(What you have to do): What is the number of lines in the data holding the word "this"? Give that number by itself.

################

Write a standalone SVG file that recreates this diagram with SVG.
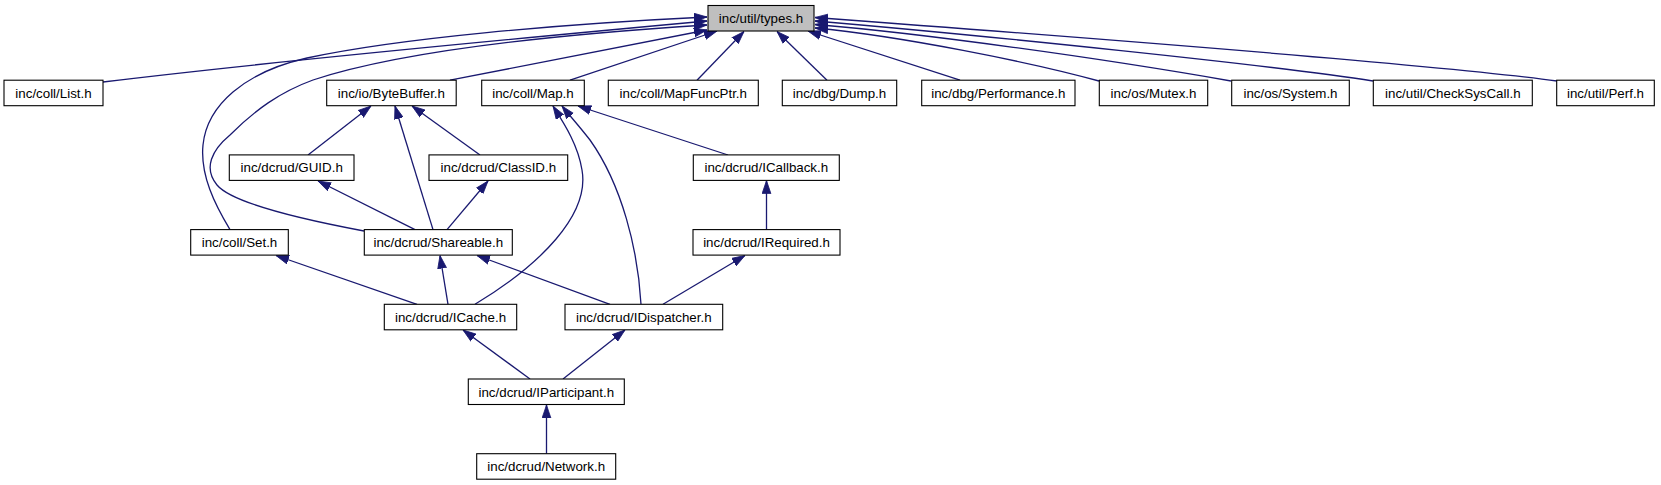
<svg xmlns="http://www.w3.org/2000/svg" width="1661" height="485" viewBox="0 0 1661 485">
<style>
.n rect{fill:#fff;stroke:#000;stroke-width:1.1}
.n.root rect{fill:#bfbfbf}
.n text{font-family:"Liberation Sans",Arial,sans-serif;font-size:13.33px;text-anchor:middle;fill:#000}
#edges path{fill:none;stroke:#191970;stroke-width:1.3;marker-end:url(#arr)}
</style>
<defs>
<marker id="arr" viewBox="0 0 13 10" refX="13" refY="5" markerWidth="13" markerHeight="10" markerUnits="userSpaceOnUse" orient="auto">
<polygon points="0,0.6 13,5 0,9.4" fill="#191970" stroke="#191970" stroke-width="0.8"/>
</marker>
</defs>
<rect x="0" y="0" width="1661" height="485" fill="#fff"/>
<g id="edges">
<path d="M103,82 C250,64 500,40 707,21"/>
<path d="M230,229.6 C215,205 200,175 203,145 C207,105 245,72 307,58 C400,38 560,24 707,17"/>
<path d="M364,231 C300,219 232,203 217,185 C203,168 212,150 230,135 C255,110 280,92 313,80 C380,58 500,38 707,25"/>
<path d="M450,80.2 L707,30"/>
<path d="M570,80.2 L717,31"/>
<path d="M697,80.2 L744,31.5"/>
<path d="M827,80.2 L777,31.5"/>
<path d="M960,80.2 L808,31"/>
<path d="M1099,81 C1030,62 900,36 815,28"/>
<path d="M1231,81 C1100,58 920,33 815,24.5"/>
<path d="M1373,81 C1280,66 980,35 815,21"/>
<path d="M1557,81 C1450,66 1050,35 815,17.5"/>
<path d="M308,155 L371,106"/>
<path d="M480,155 L412,106"/>
<path d="M433,229.6 L395,106"/>
<path d="M475,304.3 C540,265 590,215 582,170 C578,145 565,125 553,106"/>
<path d="M641,304.3 C638,250 622,185 590,140 C580,127 570,116 562,106"/>
<path d="M728,155 L578,106"/>
<path d="M415,229.6 L318,181"/>
<path d="M447,229.6 L488,181"/>
<path d="M417,304.3 L276,255.5"/>
<path d="M448,304.3 L440,255.5"/>
<path d="M610,304.3 L477,255.5"/>
<path d="M663,304.3 L745,255.5"/>
<path d="M766.5,229.6 L766.5,180.6"/>
<path d="M530,379 L463,330"/>
<path d="M563,379 L625,330"/>
<path d="M546.5,453.7 L546.5,405"/>
</g>
<g id="types" class="n root"><rect x="708" y="5.5" width="106" height="25.5"/><text x="761" y="23">inc/util/types.h</text></g>
<g id="list" class="n"><rect x="4" y="80.2" width="99" height="25.5"/><text x="53.5" y="97.7">inc/coll/List.h</text></g>
<g id="bytebuffer" class="n"><rect x="326.7" y="80.2" width="129.5" height="25.5"/><text x="391.4" y="97.7">inc/io/ByteBuffer.h</text></g>
<g id="map" class="n"><rect x="481.7" y="80.2" width="102.6" height="25.5"/><text x="533" y="97.7">inc/coll/Map.h</text></g>
<g id="mapfuncptr" class="n"><rect x="608.3" y="80.2" width="150" height="25.5"/><text x="683.3" y="97.7">inc/coll/MapFuncPtr.h</text></g>
<g id="dump" class="n"><rect x="782.3" y="80.2" width="114.4" height="25.5"/><text x="839.5" y="97.7">inc/dbg/Dump.h</text></g>
<g id="performance" class="n"><rect x="921.7" y="80.2" width="153.3" height="25.5"/><text x="998.3" y="97.7">inc/dbg/Performance.h</text></g>
<g id="mutex" class="n"><rect x="1099.3" y="80.2" width="108.4" height="25.5"/><text x="1153.5" y="97.7">inc/os/Mutex.h</text></g>
<g id="system" class="n"><rect x="1231.7" y="80.2" width="117.6" height="25.5"/><text x="1290.5" y="97.7">inc/os/System.h</text></g>
<g id="checksyscall" class="n"><rect x="1373.3" y="80.2" width="159" height="25.5"/><text x="1452.8" y="97.7">inc/util/CheckSysCall.h</text></g>
<g id="perf" class="n"><rect x="1556.7" y="80.2" width="97.6" height="25.5"/><text x="1605.5" y="97.7">inc/util/Perf.h</text></g>
<g id="guid" class="n"><rect x="229.3" y="154.9" width="124.7" height="25.5"/><text x="291.7" y="172.4">inc/dcrud/GUID.h</text></g>
<g id="classid" class="n"><rect x="429" y="154.9" width="138.7" height="25.5"/><text x="498.3" y="172.4">inc/dcrud/ClassID.h</text></g>
<g id="icallback" class="n"><rect x="693.3" y="154.9" width="146" height="25.5"/><text x="766.3" y="172.4">inc/dcrud/ICallback.h</text></g>
<g id="set" class="n"><rect x="190.7" y="229.6" width="97.6" height="25.5"/><text x="239.5" y="247.1">inc/coll/Set.h</text></g>
<g id="shareable" class="n"><rect x="364.3" y="229.6" width="148" height="25.5"/><text x="438.3" y="247.1">inc/dcrud/Shareable.h</text></g>
<g id="irequired" class="n"><rect x="693" y="229.6" width="147" height="25.5"/><text x="766.5" y="247.1">inc/dcrud/IRequired.h</text></g>
<g id="icache" class="n"><rect x="384.3" y="304.3" width="132.4" height="25.5"/><text x="450.5" y="321.8">inc/dcrud/ICache.h</text></g>
<g id="idispatcher" class="n"><rect x="565" y="304.3" width="157.7" height="25.5"/><text x="643.8" y="321.8">inc/dcrud/IDispatcher.h</text></g>
<g id="iparticipant" class="n"><rect x="468.3" y="379" width="156" height="25.5"/><text x="546.3" y="396.5">inc/dcrud/IParticipant.h</text></g>
<g id="network" class="n"><rect x="476.7" y="453.7" width="139" height="25.5"/><text x="546.2" y="471.2">inc/dcrud/Network.h</text></g>
</svg>
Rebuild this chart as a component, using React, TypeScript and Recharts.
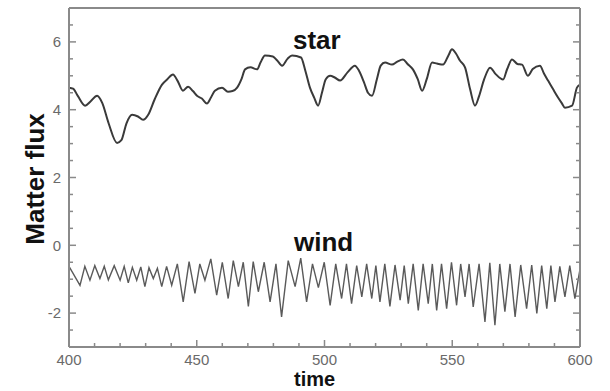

################

(Answer to the task): 2